The links to alcohol are also underlined by the increased number of self-harm patients who are treated in hospitals on public holidays.
The disturbing patterns have been confirmed in the newly published annual report of the National Registry of Deliberate Self-Harm.
One in every 162 girls aged 15-19 and one in every 188 men in their early 20s were treated in hospital last year for self harm.
Nearly one-in-five of these patients at hospitals in Dublin north and the north east of the country left before receiving medical advice.
Those who sought help in hospitals in the south were most likely to be looked after.
The report pointed out that assessment and management procedures of these vulnerable patients is variable and inconsistent around the country.
It showed that there were 12,010 incidents in 2012 involving 9,483 patients, a 2pc decrease on the rate in 2011.
But the rate last year was still 12pc higher than in 2007.
The proportion of people who have tried to self harm previously is on the rise and 118 of those treated had injured themselves on at least five occasions.
Another 24 had self-harmed on 10 previous occasions.
The report said self-cutting was associated with an increased level of repetition.
Eve Griffin, one of the lead researchers, said the rate of self-harm among men had increased by 20pc since 2007 and gone up 6pc for women.
“The rate is higher for women but the gap between the genders is narrowing from 37pc in 2004-2005 to 17pc last year.
“The male rate varied from 107 per 100,000 in Galway county to 469 per 100,000 in Limerick city.
“For women, it was lowest in Monaghan and highest in Limerick city.
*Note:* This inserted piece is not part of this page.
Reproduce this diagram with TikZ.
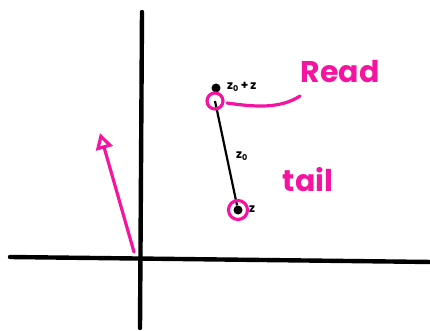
\documentclass[tikz,border=0pt]{standalone}
\usepackage{fontspec}
\newfontfamily\hand{Poppins}
\usetikzlibrary{arrows.meta}
\definecolor{hot}{RGB}{245,20,160}
\begin{document}
\begin{tikzpicture}[x=1pt,y=-1pt,
  axis/.style={line width=4.4pt,black,line cap=round},
  pinkline/.style={hot,line width=3.2pt,line cap=round},
  dot/.style={circle,fill=black,inner sep=0pt,minimum size=9pt},
  lab/.style={font=\hand\bfseries\large,inner sep=1pt},
  handtxt/.style={hot,font=\hand\bfseries\fontsize{30}{32}\selectfont,inner sep=0pt}]
\useasboundingbox (0,0) rectangle (430,331);
% axes
\coordinate (vt) at (142,12);
\coordinate (vb) at (140,328);
\coordinate (hl) at (10,257);
\coordinate (hr) at (432,262);
\draw[axis] (vt) -- (vb);
\draw[axis] (hl) -- (hr);
% pink vector
\coordinate (vs) at (134,252);
\coordinate (ve) at (100,133);
\draw[pinkline,-{Triangle[open,length=16pt,width=17pt,line width=3.2pt]}] (vs) -- (ve);
% segment
\node[dot] (top) at (216,88) {};
\coordinate (head) at (215,101);
\node[dot] (tl) at (238,210) {};
\draw[line width=2.2pt] (head) -- (tl);
\node[lab,anchor=west] (lz0z) at (226,87) {z\textsubscript{0}\,+\,z};
\node[lab,anchor=west] (lz) at (248,209) {z};
\node[lab] (lz0) at (242,156) {z\textsubscript{0}};
% pink circles
\node[draw=hot,line width=3.2pt,circle,minimum size=16pt,inner sep=0pt] (hc) at (head) {};
\node[draw=hot,line width=3.2pt,circle,minimum size=19pt,inner sep=0pt] (tc) at (tl) {};
% curve to Read
\coordinate (cstart) at (227,103);
\coordinate (cend) at (300,96);
\draw[pinkline] (cstart) .. controls (255,107) and (280,109) .. (cend);
\node[handtxt] (read) at (340,72) {Read};
\node[handtxt] (tail) at (308,180) {tail};
\end{tikzpicture}
\end{document}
High rates were also seen among men in Louth and Kerry and for women living in south Dublin,” she added.
Drug overdose was the most common method of self-harm, particularly among women.
Minor tranquillisers and medicines containing paracetamol and anti-depressants or mood stabilisers were widely used.
The number of patients who tried to hang themselves was at the highest yet at 776 and 75pc higher than in 2007.
The report pointed to the growing evidence showing the success of community-based self-harm and suicide prevention programmes.
It called for careful monitoring by doctors of minor tranquillisers, which were the most common type of medication involved in cases of intentional overdose.
It warned that given the high risk of subsequent suicide among people using highly lethal methods of self-harm, suicide risk assessment combined with psychiatric and psychosocial assessment should be standard care when these patients present at A&E.